Censura a jornal mancha o Judiciário, diz professor

A censura ao jornal O Estado de S. Paulo, para o professor da Escola Superior de Direito Constitucional, Luiz Carlos Auricchio, demonstra que, em vários momentos, o País tem andado para trás em termos de consolidação democrática.

“Isso me preocupa muito porque, recentemente, o Supremo Tribunal Federal (STF) afastou todas as punições previstas na Lei de Imprensa no sentido de coibir a livre manifestação do pensamento. A sentença contra o jornal tem o sentido exatamente contrário desta”, observou.

A decisão do Tribunal de Justiça do Distrito Federal (TJ-DF) que, desde 31 de julho, impede o jornal O Estado de S. Paulo de publicar reportagens sobre a Operação Boi Barrica, da Polícia Federal (PF), que indiciou por vários crimes o empresário Fernando Sarney, filho do presidente do Senado José Sarney (PMDB-AP), na visão do especialista, representa um destes passos para trás. “Ela contraria a própria Constituição Federal e vai contra o espírito do documento legal”, disse.

De acordo com Auricchio, a Constituição pode ser vista como um catálogo de liberdades. “Quando a Constituição foi escrita, havia um recado claro que os constituintes e a sociedade gostariam de passar, que era uma resposta clara contra os tempos da repressão, inaugurando um período de liberdades plenas”, afirmou.

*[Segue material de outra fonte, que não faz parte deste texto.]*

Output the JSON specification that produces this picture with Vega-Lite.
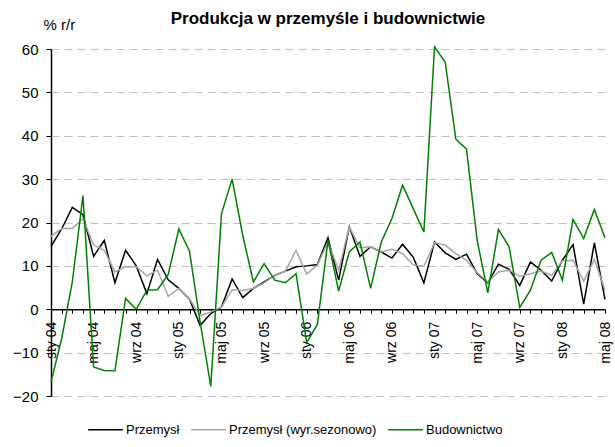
{
  "$schema": "https://vega.github.io/schema/vega-lite/v6.json",
  "width": 554,
  "height": 347,
  "autosize": {"type": "none"},
  "padding": {"left": 51, "top": 49, "right": 10, "bottom": 51},
  "background": "white",
  "config": {"font": "Liberation Sans", "view": {"stroke": null}},
  "title": {"text": "Produkcja w przemyśle i budownictwie", "fontSize": 17, "fontWeight": "bold", "color": "black", "anchor": "middle", "offset": -11},
  "data": {"values": [
    {"m":"2004-01","s":"Przemysł","v":14.5},{"m":"2004-02","s":"Przemysł","v":18.5},{"m":"2004-03","s":"Przemysł","v":23.5},{"m":"2004-04","s":"Przemysł","v":21.8},{"m":"2004-05","s":"Przemysł","v":12.2},{"m":"2004-06","s":"Przemysł","v":15.9},{"m":"2004-07","s":"Przemysł","v":6.1},{"m":"2004-08","s":"Przemysł","v":13.6},{"m":"2004-09","s":"Przemysł","v":10.0},{"m":"2004-10","s":"Przemysł","v":3.6},{"m":"2004-11","s":"Przemysł","v":11.5},{"m":"2004-12","s":"Przemysł","v":6.8},
    {"m":"2005-01","s":"Przemysł","v":4.8},{"m":"2005-02","s":"Przemysł","v":2.3},{"m":"2005-03","s":"Przemysł","v":-3.7},{"m":"2005-04","s":"Przemysł","v":-1.0},{"m":"2005-05","s":"Przemysł","v":0.5},{"m":"2005-06","s":"Przemysł","v":7.0},{"m":"2005-07","s":"Przemysł","v":2.7},{"m":"2005-08","s":"Przemysł","v":4.8},{"m":"2005-09","s":"Przemysł","v":6.3},{"m":"2005-10","s":"Przemysł","v":7.8},{"m":"2005-11","s":"Przemysł","v":8.8},{"m":"2005-12","s":"Przemysł","v":9.8},
    {"m":"2006-01","s":"Przemysł","v":10.0},{"m":"2006-02","s":"Przemysł","v":10.3},{"m":"2006-03","s":"Przemysł","v":16.5},{"m":"2006-04","s":"Przemysł","v":6.7},{"m":"2006-05","s":"Przemysł","v":19.0},{"m":"2006-06","s":"Przemysł","v":12.2},{"m":"2006-07","s":"Przemysł","v":14.4},{"m":"2006-08","s":"Przemysł","v":13.2},{"m":"2006-09","s":"Przemysł","v":11.8},{"m":"2006-10","s":"Przemysł","v":15.0},{"m":"2006-11","s":"Przemysł","v":12.0},{"m":"2006-12","s":"Przemysł","v":6.1},
    {"m":"2007-01","s":"Przemysł","v":15.5},{"m":"2007-02","s":"Przemysł","v":13.0},{"m":"2007-03","s":"Przemysł","v":11.5},{"m":"2007-04","s":"Przemysł","v":12.7},{"m":"2007-05","s":"Przemysł","v":8.2},{"m":"2007-06","s":"Przemysł","v":6.1},{"m":"2007-07","s":"Przemysł","v":10.4},{"m":"2007-08","s":"Przemysł","v":9.2},{"m":"2007-09","s":"Przemysł","v":5.5},{"m":"2007-10","s":"Przemysł","v":10.9},{"m":"2007-11","s":"Przemysł","v":9.0},{"m":"2007-12","s":"Przemysł","v":6.5},
    {"m":"2008-01","s":"Przemysł","v":11.3},{"m":"2008-02","s":"Przemysł","v":14.9},{"m":"2008-03","s":"Przemysł","v":1.2},{"m":"2008-04","s":"Przemysł","v":15.3},{"m":"2008-05","s":"Przemysł","v":2.3},
    {"m":"2004-01","s":"Przemysł (wyr.sezonowo)","v":16.8},{"m":"2004-02","s":"Przemysł (wyr.sezonowo)","v":18.6},{"m":"2004-03","s":"Przemysł (wyr.sezonowo)","v":18.6},{"m":"2004-04","s":"Przemysł (wyr.sezonowo)","v":20.9},{"m":"2004-05","s":"Przemysł (wyr.sezonowo)","v":14.8},{"m":"2004-06","s":"Przemysł (wyr.sezonowo)","v":13.6},{"m":"2004-07","s":"Przemysł (wyr.sezonowo)","v":8.6},{"m":"2004-08","s":"Przemysł (wyr.sezonowo)","v":9.8},{"m":"2004-09","s":"Przemysł (wyr.sezonowo)","v":9.8},{"m":"2004-10","s":"Przemysł (wyr.sezonowo)","v":7.7},{"m":"2004-11","s":"Przemysł (wyr.sezonowo)","v":9.0},{"m":"2004-12","s":"Przemysł (wyr.sezonowo)","v":3.0},
    {"m":"2005-01","s":"Przemysł (wyr.sezonowo)","v":4.8},{"m":"2005-02","s":"Przemysł (wyr.sezonowo)","v":2.4},{"m":"2005-03","s":"Przemysł (wyr.sezonowo)","v":-1.5},{"m":"2005-04","s":"Przemysł (wyr.sezonowo)","v":-0.6},{"m":"2005-05","s":"Przemysł (wyr.sezonowo)","v":0.5},{"m":"2005-06","s":"Przemysł (wyr.sezonowo)","v":4.5},{"m":"2005-07","s":"Przemysł (wyr.sezonowo)","v":4.4},{"m":"2005-08","s":"Przemysł (wyr.sezonowo)","v":4.8},{"m":"2005-09","s":"Przemysł (wyr.sezonowo)","v":6.1},{"m":"2005-10","s":"Przemysł (wyr.sezonowo)","v":7.8},{"m":"2005-11","s":"Przemysł (wyr.sezonowo)","v":8.8},{"m":"2005-12","s":"Przemysł (wyr.sezonowo)","v":13.6},
    {"m":"2006-01","s":"Przemysł (wyr.sezonowo)","v":8.1},{"m":"2006-02","s":"Przemysł (wyr.sezonowo)","v":10.2},{"m":"2006-03","s":"Przemysł (wyr.sezonowo)","v":15.5},{"m":"2006-04","s":"Przemysł (wyr.sezonowo)","v":9.0},{"m":"2006-05","s":"Przemysł (wyr.sezonowo)","v":19.0},{"m":"2006-06","s":"Przemysł (wyr.sezonowo)","v":14.2},{"m":"2006-07","s":"Przemysł (wyr.sezonowo)","v":14.4},{"m":"2006-08","s":"Przemysł (wyr.sezonowo)","v":13.2},{"m":"2006-09","s":"Przemysł (wyr.sezonowo)","v":13.8},{"m":"2006-10","s":"Przemysł (wyr.sezonowo)","v":12.8},{"m":"2006-11","s":"Przemysł (wyr.sezonowo)","v":10.2},{"m":"2006-12","s":"Przemysł (wyr.sezonowo)","v":9.9},
    {"m":"2007-01","s":"Przemysł (wyr.sezonowo)","v":15.3},{"m":"2007-02","s":"Przemysł (wyr.sezonowo)","v":14.8},{"m":"2007-03","s":"Przemysł (wyr.sezonowo)","v":12.8},{"m":"2007-04","s":"Przemysł (wyr.sezonowo)","v":11.3},{"m":"2007-05","s":"Przemysł (wyr.sezonowo)","v":8.4},{"m":"2007-06","s":"Przemysł (wyr.sezonowo)","v":6.3},{"m":"2007-07","s":"Przemysł (wyr.sezonowo)","v":8.6},{"m":"2007-08","s":"Przemysł (wyr.sezonowo)","v":9.0},{"m":"2007-09","s":"Przemysł (wyr.sezonowo)","v":7.6},{"m":"2007-10","s":"Przemysł (wyr.sezonowo)","v":8.2},{"m":"2007-11","s":"Przemysł (wyr.sezonowo)","v":8.8},{"m":"2007-12","s":"Przemysł (wyr.sezonowo)","v":7.8},
    {"m":"2008-01","s":"Przemysł (wyr.sezonowo)","v":11.2},{"m":"2008-02","s":"Przemysł (wyr.sezonowo)","v":11.3},{"m":"2008-03","s":"Przemysł (wyr.sezonowo)","v":6.5},{"m":"2008-04","s":"Przemysł (wyr.sezonowo)","v":11.5},{"m":"2008-05","s":"Przemysł (wyr.sezonowo)","v":4.4},
    {"m":"2004-01","s":"Budownictwo","v":-16.8},{"m":"2004-02","s":"Budownictwo","v":-6.8},{"m":"2004-03","s":"Budownictwo","v":6.3},{"m":"2004-04","s":"Budownictwo","v":26.2},{"m":"2004-05","s":"Budownictwo","v":-13.3},{"m":"2004-06","s":"Budownictwo","v":-14.1},{"m":"2004-07","s":"Budownictwo","v":-14.2},{"m":"2004-08","s":"Budownictwo","v":2.5},{"m":"2004-09","s":"Budownictwo","v":0.0},{"m":"2004-10","s":"Budownictwo","v":4.4},{"m":"2004-11","s":"Budownictwo","v":4.5},{"m":"2004-12","s":"Budownictwo","v":8.0},
    {"m":"2005-01","s":"Budownictwo","v":18.5},{"m":"2005-02","s":"Budownictwo","v":13.4},{"m":"2005-03","s":"Budownictwo","v":-3.0},{"m":"2005-04","s":"Budownictwo","v":-17.8},{"m":"2005-05","s":"Budownictwo","v":22.0},{"m":"2005-06","s":"Budownictwo","v":30.0},{"m":"2005-07","s":"Budownictwo","v":17.0},{"m":"2005-08","s":"Budownictwo","v":6.3},{"m":"2005-09","s":"Budownictwo","v":10.5},{"m":"2005-10","s":"Budownictwo","v":6.7},{"m":"2005-11","s":"Budownictwo","v":6.1},{"m":"2005-12","s":"Budownictwo","v":8.2},
    {"m":"2006-01","s":"Budownictwo","v":-7.7},{"m":"2006-02","s":"Budownictwo","v":-3.5},{"m":"2006-03","s":"Budownictwo","v":15.9},{"m":"2006-04","s":"Budownictwo","v":4.2},{"m":"2006-05","s":"Budownictwo","v":13.2},{"m":"2006-06","s":"Budownictwo","v":15.5},{"m":"2006-07","s":"Budownictwo","v":4.8},{"m":"2006-08","s":"Budownictwo","v":15.5},{"m":"2006-09","s":"Budownictwo","v":20.9},{"m":"2006-10","s":"Budownictwo","v":28.6},{"m":"2006-11","s":"Budownictwo","v":23.2},{"m":"2006-12","s":"Budownictwo","v":17.8},
    {"m":"2007-01","s":"Budownictwo","v":60.5},{"m":"2007-02","s":"Budownictwo","v":57.0},{"m":"2007-03","s":"Budownictwo","v":39.2},{"m":"2007-04","s":"Budownictwo","v":36.9},{"m":"2007-05","s":"Budownictwo","v":15.9},{"m":"2007-06","s":"Budownictwo","v":3.8},{"m":"2007-07","s":"Budownictwo","v":18.4},{"m":"2007-08","s":"Budownictwo","v":14.4},{"m":"2007-09","s":"Budownictwo","v":0.4},{"m":"2007-10","s":"Budownictwo","v":4.4},{"m":"2007-11","s":"Budownictwo","v":11.3},{"m":"2007-12","s":"Budownictwo","v":13.1},
    {"m":"2008-01","s":"Budownictwo","v":6.7},{"m":"2008-02","s":"Budownictwo","v":20.7},{"m":"2008-03","s":"Budownictwo","v":16.3},{"m":"2008-04","s":"Budownictwo","v":23.0},{"m":"2008-05","s":"Budownictwo","v":16.5}
  ]},
  "mark": {"type": "line", "strokeWidth": 1.5, "clip": false},
  "encoding": {
    "x": {
      "field": "m", "type": "ordinal",
      "scale": {"type": "point", "padding": 0},
      "axis": {
        "orient": "bottom", "offset": -86.75, "title": null, "grid": false,
        "domainColor": "black", "domainWidth": 1.5, "tickColor": "black", "tickSize": 4,
        "labelAngle": -90, "labelFontSize": 14, "labelColor": "black", "labelPadding": 8,
        "labelOverlap": false,
        "labelExpr": "substring(datum.value,5,7)=='01' ? 'sty ' + substring(datum.value,2,4) : substring(datum.value,5,7)=='05' ? 'maj ' + substring(datum.value,2,4) : substring(datum.value,5,7)=='09' ? 'wrz ' + substring(datum.value,2,4) : ''"
      }
    },
    "y": {
      "field": "v", "type": "quantitative",
      "scale": {"domain": [-20, 60], "nice": false},
      "axis": {
        "values": [-20, -10, 0, 10, 20, 30, 40, 50, 60],
        "grid": true, "gridDash": [8, 5], "gridColor": "#c0c0c0",
        "domainColor": "black", "domainWidth": 1.5, "tickColor": "black", "tickSize": 5,
        "labelFontSize": 15, "labelColor": "black", "labelPadding": 8,
        "title": "% r/r", "titleAngle": 0, "titleFontSize": 15, "titleFontWeight": "normal",
        "titleColor": "black", "titleAlign": "left", "titleBaseline": "alphabetic",
        "titleX": -8, "titleY": -20
      }
    },
    "color": {
      "field": "s", "type": "nominal",
      "scale": {"domain": ["Przemysł", "Przemysł (wyr.sezonowo)", "Budownictwo"], "range": ["#000000", "#a6a6a6", "#008000"]},
      "legend": {
        "orient": "none", "legendX": 36, "legendY": 362, "direction": "horizontal", "title": null,
        "symbolType": "stroke", "symbolSize": 1200, "symbolStrokeWidth": 1.5,
        "labelFontSize": 13, "labelColor": "black", "columnPadding": 8, "labelOffset": 2
      }
    }
  }
}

Assim, relembrou o constitucionalista, a chamada Constituição Cidadã consagrou direitos como a liberdade de imprensa, de expressão e a livre manifestação do pensamento em oposição à vedação das liberdades e à perseguição aos opositores, práticas comuns do regime militar.

Naturalmente, relembra ele, os constituintes e a sociedade não podiam tolerar o outro extremo, ou seja, o abuso das liberdades. Por isso, foi estabelecido o pagamento de indenizações quando houver ataques injustificados aos cidadãos por parte dos meios de comunicação. “Tudo isso é muito triste. Em vez de florescer, vemos a nossa democracia definhar por causa de decisões como estas”, afirmou.

‘Intérpretes’

O que mais surpreendeu o professor foi que a censura, que antes era utilizada pelo Executivo para oprimir seus opositores, agora foi da lavra de um juiz. “Ora, os juízes são os intérpretes da Lei Maior. Em uma decisão desta, que mancha o Judiciário, a última coisa a ser observada foi a Constituição”, lamentou.

Outro aspecto que chamou a atenção de Auricchio no caso foi a vinculação do autor da decisão, o desembargador Dácio Vieira, à família Sarney. “É algo que vem a manchar ainda mais a nossa democracia”, disse.

Vieira foi declarado suspeito por seus próprios pares, mesmo assim a decisão foi mantida. Depois, o TJ-DF se declarou incompetente e remeteu o processo à Justiça Federal do Maranhão. E mesmo assim a decisão permanece.